31. Profits replace cost savings

The shift in focus from cost to value will see most Supply Management organizations retire cost savings and instead institute profit generation as a primary measure of organizational success. Top line growth will be just as important as bottom line impact in an organization that wants to improve business outcomes overall.

The next post will address the predictions that came close to the mark, but did not hit it.

Ariba Vision 2020: Tomorrow’s Shoes (Part I)

This is the first of two posts that address the fourteen predictions that were dead on in Ariba’s “Vision 2020 – The Future of Procurement” report. Any Supply Management organization that recognizes the truth of these predictions is well on its way to formulating a plan to be a leading Supply Management organization in the decade ahead.

01. Everything is automated

This prediction is dead-on. Next Generation Supply Management shops are investing heavily in technology to automate all non-strategic and low-value supply management activities, leaving the sourcing professionals to focus on strategic and high-value categories where they can extract the most value for the organization.

07. Spend management shrinks

I’ve said it before, and I will say it again: Spend Matters Not. It’s not how much you spend, how you store it, how you cube it, or how you report on it — what ultimately matters is how much you get from it, profit from it, and derive value from it. Next Generation Supply Management organizations are focussed on improving business outcomes, not cutting costs until quality and stability of supply suffer. Spend Management will shrink as true Supply Management focussed on value takes its place.

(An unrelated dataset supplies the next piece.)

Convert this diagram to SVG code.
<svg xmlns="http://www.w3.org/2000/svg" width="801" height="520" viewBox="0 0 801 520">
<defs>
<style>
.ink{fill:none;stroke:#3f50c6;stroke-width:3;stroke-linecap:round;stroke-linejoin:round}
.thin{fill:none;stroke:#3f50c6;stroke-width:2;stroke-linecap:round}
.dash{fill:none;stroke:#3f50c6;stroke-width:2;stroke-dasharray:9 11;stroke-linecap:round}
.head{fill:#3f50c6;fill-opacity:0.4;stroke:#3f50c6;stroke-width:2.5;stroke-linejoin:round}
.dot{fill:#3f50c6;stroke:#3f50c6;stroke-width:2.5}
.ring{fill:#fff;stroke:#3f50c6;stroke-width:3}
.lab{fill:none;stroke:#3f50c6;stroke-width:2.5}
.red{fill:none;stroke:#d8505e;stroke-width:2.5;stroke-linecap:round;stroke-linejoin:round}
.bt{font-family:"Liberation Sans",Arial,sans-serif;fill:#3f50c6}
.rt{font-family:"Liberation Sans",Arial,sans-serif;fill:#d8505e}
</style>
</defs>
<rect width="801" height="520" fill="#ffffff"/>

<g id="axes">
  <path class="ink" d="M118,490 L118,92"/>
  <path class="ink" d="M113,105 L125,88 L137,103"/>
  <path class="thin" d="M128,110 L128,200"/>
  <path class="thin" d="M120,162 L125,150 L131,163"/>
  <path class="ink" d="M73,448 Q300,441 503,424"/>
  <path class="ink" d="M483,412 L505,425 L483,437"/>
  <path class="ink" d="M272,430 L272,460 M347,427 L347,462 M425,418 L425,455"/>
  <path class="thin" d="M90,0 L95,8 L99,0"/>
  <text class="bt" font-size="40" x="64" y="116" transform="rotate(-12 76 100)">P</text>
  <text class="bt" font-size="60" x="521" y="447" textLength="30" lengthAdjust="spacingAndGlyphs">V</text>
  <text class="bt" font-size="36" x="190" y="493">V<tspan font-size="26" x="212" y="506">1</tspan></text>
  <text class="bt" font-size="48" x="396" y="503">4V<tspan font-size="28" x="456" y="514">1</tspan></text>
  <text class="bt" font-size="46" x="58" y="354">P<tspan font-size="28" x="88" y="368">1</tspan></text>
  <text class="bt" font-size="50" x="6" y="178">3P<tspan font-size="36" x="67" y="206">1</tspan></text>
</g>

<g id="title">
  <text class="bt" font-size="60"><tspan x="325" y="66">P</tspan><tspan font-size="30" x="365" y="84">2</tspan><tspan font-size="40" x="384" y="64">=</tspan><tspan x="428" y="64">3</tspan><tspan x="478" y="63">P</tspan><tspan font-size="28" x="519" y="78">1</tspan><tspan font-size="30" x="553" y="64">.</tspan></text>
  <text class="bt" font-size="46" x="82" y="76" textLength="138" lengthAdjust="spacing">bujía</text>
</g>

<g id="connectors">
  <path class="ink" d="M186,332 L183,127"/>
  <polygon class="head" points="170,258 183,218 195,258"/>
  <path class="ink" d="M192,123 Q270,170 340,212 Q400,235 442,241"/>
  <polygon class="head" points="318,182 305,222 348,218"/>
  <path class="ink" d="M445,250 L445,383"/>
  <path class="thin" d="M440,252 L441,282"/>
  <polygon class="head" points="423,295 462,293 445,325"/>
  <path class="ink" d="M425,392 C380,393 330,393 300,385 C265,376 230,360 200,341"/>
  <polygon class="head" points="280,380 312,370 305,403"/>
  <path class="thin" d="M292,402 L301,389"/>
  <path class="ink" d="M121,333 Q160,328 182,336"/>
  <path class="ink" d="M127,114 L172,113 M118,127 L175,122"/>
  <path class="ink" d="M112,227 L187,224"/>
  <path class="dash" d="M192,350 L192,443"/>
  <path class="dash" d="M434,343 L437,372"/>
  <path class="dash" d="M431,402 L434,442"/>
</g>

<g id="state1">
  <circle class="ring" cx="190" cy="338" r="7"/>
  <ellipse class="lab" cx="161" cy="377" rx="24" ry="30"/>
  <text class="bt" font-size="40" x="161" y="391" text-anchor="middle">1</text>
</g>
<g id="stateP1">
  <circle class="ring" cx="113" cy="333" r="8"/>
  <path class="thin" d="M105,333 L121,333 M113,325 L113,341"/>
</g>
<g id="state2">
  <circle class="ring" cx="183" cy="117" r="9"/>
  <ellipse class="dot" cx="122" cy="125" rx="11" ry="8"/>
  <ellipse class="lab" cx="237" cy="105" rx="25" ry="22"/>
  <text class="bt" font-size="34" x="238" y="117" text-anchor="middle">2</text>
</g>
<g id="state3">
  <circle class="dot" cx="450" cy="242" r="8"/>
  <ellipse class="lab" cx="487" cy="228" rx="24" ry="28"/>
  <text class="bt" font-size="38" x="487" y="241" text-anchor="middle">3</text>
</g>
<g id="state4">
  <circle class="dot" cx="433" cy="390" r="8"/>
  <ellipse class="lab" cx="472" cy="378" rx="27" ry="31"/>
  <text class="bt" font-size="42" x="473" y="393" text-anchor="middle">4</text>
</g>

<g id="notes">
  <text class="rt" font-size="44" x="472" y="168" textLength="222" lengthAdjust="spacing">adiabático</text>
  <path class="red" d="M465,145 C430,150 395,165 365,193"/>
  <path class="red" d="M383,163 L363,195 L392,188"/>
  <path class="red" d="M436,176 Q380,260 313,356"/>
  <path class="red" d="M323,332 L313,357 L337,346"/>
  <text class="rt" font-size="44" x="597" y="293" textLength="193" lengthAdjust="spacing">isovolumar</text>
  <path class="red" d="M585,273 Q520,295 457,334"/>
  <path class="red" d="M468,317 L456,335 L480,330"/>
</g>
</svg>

09. Service providers excel

Given the increasing cost of outsourcing complex and strategic functions to emerging economies where labour rates are rising exponentially, in order to maintain cost competitiveness and deliver value, the service providers will provide service that constantly improves in efficiency and execution.

13. Let’s get financial

Since overall financial success will still be the ultimate measure of value generation in public enterprises, Supply Management will revolve around the financial supply chain and will be heavily involved in optimizing cash flows, working capital, and financing programs from NPD through return and disposal.

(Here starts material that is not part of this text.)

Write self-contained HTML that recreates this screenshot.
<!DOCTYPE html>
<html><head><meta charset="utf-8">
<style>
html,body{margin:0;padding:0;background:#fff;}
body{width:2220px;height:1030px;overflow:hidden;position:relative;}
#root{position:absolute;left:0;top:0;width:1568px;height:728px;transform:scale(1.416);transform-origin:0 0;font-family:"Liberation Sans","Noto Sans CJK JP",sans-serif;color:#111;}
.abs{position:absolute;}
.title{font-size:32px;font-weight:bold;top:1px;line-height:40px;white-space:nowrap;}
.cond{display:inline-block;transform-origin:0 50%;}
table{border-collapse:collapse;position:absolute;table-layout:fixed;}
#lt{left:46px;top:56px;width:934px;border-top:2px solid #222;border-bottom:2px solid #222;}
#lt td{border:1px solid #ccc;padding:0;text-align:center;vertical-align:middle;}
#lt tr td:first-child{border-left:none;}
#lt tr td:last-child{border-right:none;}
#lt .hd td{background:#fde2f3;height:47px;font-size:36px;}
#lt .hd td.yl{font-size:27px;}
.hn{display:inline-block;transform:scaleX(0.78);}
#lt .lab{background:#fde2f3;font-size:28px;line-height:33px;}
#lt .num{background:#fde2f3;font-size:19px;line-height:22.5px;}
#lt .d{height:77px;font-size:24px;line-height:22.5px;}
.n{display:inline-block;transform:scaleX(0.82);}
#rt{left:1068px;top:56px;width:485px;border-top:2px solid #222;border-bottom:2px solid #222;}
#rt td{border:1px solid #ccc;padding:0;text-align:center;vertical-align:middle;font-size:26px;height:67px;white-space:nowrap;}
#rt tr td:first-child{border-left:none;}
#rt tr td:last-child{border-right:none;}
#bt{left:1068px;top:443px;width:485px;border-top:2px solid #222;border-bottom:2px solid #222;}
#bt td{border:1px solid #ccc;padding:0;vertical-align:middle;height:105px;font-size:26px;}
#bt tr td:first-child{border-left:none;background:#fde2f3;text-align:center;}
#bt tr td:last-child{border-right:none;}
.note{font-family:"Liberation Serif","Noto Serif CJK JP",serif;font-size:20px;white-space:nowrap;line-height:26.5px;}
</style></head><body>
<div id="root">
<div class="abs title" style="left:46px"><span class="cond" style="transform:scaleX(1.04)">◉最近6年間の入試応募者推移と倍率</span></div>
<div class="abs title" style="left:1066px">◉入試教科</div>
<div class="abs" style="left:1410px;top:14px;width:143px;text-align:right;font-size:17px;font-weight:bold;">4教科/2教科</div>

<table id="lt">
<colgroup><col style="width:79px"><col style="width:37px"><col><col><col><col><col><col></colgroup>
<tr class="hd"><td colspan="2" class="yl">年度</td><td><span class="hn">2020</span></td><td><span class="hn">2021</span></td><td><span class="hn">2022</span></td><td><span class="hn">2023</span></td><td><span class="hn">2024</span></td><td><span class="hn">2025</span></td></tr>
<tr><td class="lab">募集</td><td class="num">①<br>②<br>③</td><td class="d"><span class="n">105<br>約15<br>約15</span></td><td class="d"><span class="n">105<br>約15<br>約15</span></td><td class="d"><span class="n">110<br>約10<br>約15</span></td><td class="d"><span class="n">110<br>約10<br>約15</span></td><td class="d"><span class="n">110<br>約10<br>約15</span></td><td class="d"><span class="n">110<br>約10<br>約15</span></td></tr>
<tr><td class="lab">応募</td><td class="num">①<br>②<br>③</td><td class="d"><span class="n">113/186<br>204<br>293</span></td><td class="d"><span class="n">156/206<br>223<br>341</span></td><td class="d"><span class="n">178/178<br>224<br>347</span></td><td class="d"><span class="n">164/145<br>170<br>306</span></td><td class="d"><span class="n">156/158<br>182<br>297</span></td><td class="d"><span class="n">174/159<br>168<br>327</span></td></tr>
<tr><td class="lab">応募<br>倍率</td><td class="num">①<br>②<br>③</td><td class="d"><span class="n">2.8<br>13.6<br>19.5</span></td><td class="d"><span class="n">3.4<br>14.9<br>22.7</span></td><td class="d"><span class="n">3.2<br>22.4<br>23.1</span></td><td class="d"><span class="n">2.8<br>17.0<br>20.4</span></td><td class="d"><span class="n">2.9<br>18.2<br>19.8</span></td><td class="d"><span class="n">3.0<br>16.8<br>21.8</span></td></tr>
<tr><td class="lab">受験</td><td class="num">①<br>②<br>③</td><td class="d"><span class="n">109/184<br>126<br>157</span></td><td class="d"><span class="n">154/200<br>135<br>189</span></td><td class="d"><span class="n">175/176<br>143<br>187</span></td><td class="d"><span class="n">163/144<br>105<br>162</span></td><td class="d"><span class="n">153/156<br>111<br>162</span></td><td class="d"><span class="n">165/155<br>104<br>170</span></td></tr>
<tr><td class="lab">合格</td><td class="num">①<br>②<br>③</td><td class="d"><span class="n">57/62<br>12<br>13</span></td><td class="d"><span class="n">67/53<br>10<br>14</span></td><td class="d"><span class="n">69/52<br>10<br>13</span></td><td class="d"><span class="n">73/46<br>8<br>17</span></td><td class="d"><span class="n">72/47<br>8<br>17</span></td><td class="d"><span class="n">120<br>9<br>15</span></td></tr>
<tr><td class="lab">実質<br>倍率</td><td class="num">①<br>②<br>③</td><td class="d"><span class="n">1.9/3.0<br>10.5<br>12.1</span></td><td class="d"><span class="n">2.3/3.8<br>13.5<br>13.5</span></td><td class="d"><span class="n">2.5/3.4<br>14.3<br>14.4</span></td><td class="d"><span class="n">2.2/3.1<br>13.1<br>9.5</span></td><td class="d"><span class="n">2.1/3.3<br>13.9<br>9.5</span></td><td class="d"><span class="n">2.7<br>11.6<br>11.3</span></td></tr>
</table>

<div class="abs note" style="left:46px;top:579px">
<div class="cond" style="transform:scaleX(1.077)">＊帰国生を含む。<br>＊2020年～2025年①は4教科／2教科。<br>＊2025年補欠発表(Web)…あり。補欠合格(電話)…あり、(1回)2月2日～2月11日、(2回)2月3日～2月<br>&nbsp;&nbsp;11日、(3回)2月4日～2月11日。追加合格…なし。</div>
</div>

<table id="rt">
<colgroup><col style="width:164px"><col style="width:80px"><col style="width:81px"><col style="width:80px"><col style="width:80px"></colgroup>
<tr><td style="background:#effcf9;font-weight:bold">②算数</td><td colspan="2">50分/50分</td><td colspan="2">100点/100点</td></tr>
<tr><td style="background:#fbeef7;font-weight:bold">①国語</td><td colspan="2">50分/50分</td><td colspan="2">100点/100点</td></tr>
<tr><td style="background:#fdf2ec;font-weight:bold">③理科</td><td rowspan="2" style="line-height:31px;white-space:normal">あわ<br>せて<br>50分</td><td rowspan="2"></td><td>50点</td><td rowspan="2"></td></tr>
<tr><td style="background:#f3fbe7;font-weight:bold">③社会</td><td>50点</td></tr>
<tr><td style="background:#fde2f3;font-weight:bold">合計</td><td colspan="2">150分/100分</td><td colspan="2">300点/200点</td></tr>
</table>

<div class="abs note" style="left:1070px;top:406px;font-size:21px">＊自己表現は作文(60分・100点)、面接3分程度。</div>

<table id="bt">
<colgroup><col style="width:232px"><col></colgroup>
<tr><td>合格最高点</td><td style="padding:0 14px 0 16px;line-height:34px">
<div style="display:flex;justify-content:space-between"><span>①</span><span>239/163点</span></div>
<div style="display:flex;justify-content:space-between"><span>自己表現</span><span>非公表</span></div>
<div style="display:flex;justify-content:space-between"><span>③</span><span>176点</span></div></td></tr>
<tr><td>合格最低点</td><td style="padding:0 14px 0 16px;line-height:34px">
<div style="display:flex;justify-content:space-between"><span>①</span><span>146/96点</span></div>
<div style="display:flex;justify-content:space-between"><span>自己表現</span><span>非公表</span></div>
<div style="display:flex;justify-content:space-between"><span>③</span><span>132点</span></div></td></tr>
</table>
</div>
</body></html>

14. SM pros get sophisticated

Supply Management professionals will definitely be much more sophisticated in 2020 than they are today. As the secret agents that essentially drive all aspects of the business, their business savvy, analytical capabilities, relationship skills, and overall execution abilities will be, for the most part, a level above where they are today.

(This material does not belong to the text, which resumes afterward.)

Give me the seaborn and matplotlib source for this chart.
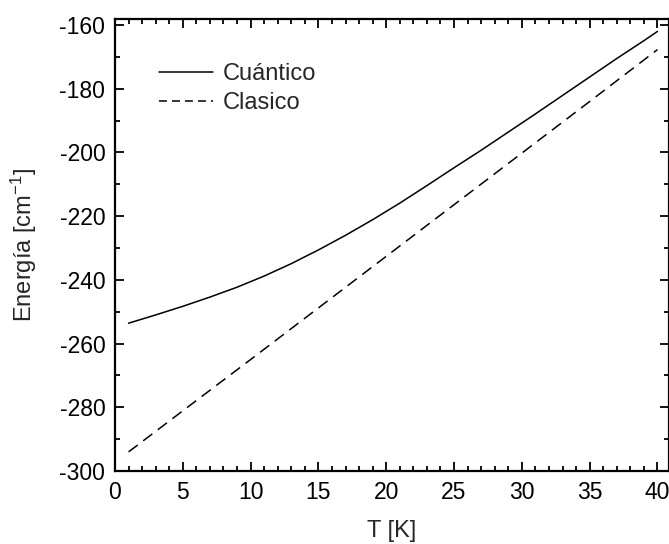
import matplotlib
matplotlib.use("Agg")
import matplotlib.pyplot as plt
import seaborn as sns
import pandas as pd
from matplotlib.ticker import MultipleLocator

# Data
T_cuantico = [1, 3, 5, 7, 9, 11, 13, 15, 17, 19, 21, 23, 25, 27, 29, 31, 33, 35, 37, 39, 40]
E_cuantico = [-253.6, -251.0, -248.3, -245.4, -242.3, -238.8, -234.9, -230.6, -226.0, -221.1,
              -215.9, -210.4, -204.8, -199.3, -193.6, -187.9, -182.1, -176.3, -170.5, -164.9, -162.0]
T_clasico = [1, 5, 10, 15, 20, 25, 30, 35, 40]
E_clasico = [-294.0, -281.1, -265.0, -248.8, -232.6, -216.4, -200.2, -184.0, -167.7]
labels = ["Cuántico", "Clasico"]

df = pd.concat([
    pd.DataFrame({"T": T_cuantico, "E": E_cuantico, "serie": labels[0]}),
    pd.DataFrame({"T": T_clasico, "E": E_clasico, "serie": labels[1]}),
])

sns.set_theme(style="ticks")
plt.rcParams["font.family"] = ["Liberation Sans", "DejaVu Sans"]
plt.rcParams["mathtext.fontset"] = "custom"
plt.rcParams["mathtext.rm"] = "Liberation Sans"
plt.rcParams["mathtext.it"] = "Liberation Sans"
plt.rcParams["axes.unicode_minus"] = False

W, H = 669, 544
fig = plt.figure(figsize=(W/100, H/100), dpi=100)
ax = fig.add_axes([115/W, 1-471/H, (W-115)/W, (471-19)/H])

lw = 1.1
sns.lineplot(data=df, x="T", y="E", hue="serie", style="serie",
             palette={labels[0]: "black", labels[1]: "black"},
             dashes={labels[0]: "", labels[1]: (7.5, 4.5)},
             linewidth=lw, ax=ax, sort=False, estimator=None)

ax.set_xlim(0, 40.85)
ax.set_ylim(-300, -158.1)
ax.xaxis.set_major_locator(MultipleLocator(5))
ax.xaxis.set_minor_locator(MultipleLocator(1))
ax.yaxis.set_major_locator(MultipleLocator(20))
ax.yaxis.set_minor_locator(MultipleLocator(10))
ax.tick_params(which="both", direction="in", top=True, right=True, width=1.3,
               labelsize=16.5, colors="black")
ax.tick_params(which="major", length=6.5)
ax.tick_params(which="minor", length=3.6)
ax.tick_params(axis="x", which="major", pad=7)
ax.tick_params(axis="y", which="major", pad=7)
for s in ax.spines.values():
    s.set_linewidth(1.6)
    s.set_color("black")
    s.set_visible(True)

ax.set_xlabel("T [K]", fontsize=17, labelpad=12)
ax.set_ylabel("Energía [cm$^{-1}$]", fontsize=17, labelpad=15)

leg = ax.legend(loc="upper left", bbox_to_anchor=((159-115)/(W-115), 1-(63-19)/(471-19)),
                frameon=False, borderpad=0, borderaxespad=0,
                fontsize=17, handlelength=2.29, handletextpad=0.41, labelspacing=0.29,
                title=None)
lines = leg.get_lines()
for h in lines:
    h.set_linewidth(lw)
lines[1].set_dashes((5.2, 3.3))

fig.savefig("out.png", dpi=100)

15. Supply pros expand expertise

This is the obvious result of a supply managmeent professional getting more sophisticated. It should not have been included as a separate prediction because it’s impossible to get more sophisticated in Supply Management without expanding depth of expertise in key areas.

16. Strategy scope widens

One does not get to the next level by maintaining a narrow focus, so it should also be obvious that the scope of strategy addressed by an average Supply Management organization is going to expand as well. The strategy will be more closely aligned with the needs of the organization’s end customers and be more cognizant of the needs of the current, and future, customer base. Supply Management will be increasingly called upon not only to analyze merger and acquisition possibilities, but to lead the initiative as success will depend upon succesfull integration of the end-to-end supply chains. And it will be involved in all NPD from day one to help identify customer needs and supplier capabilities before any decisions are made.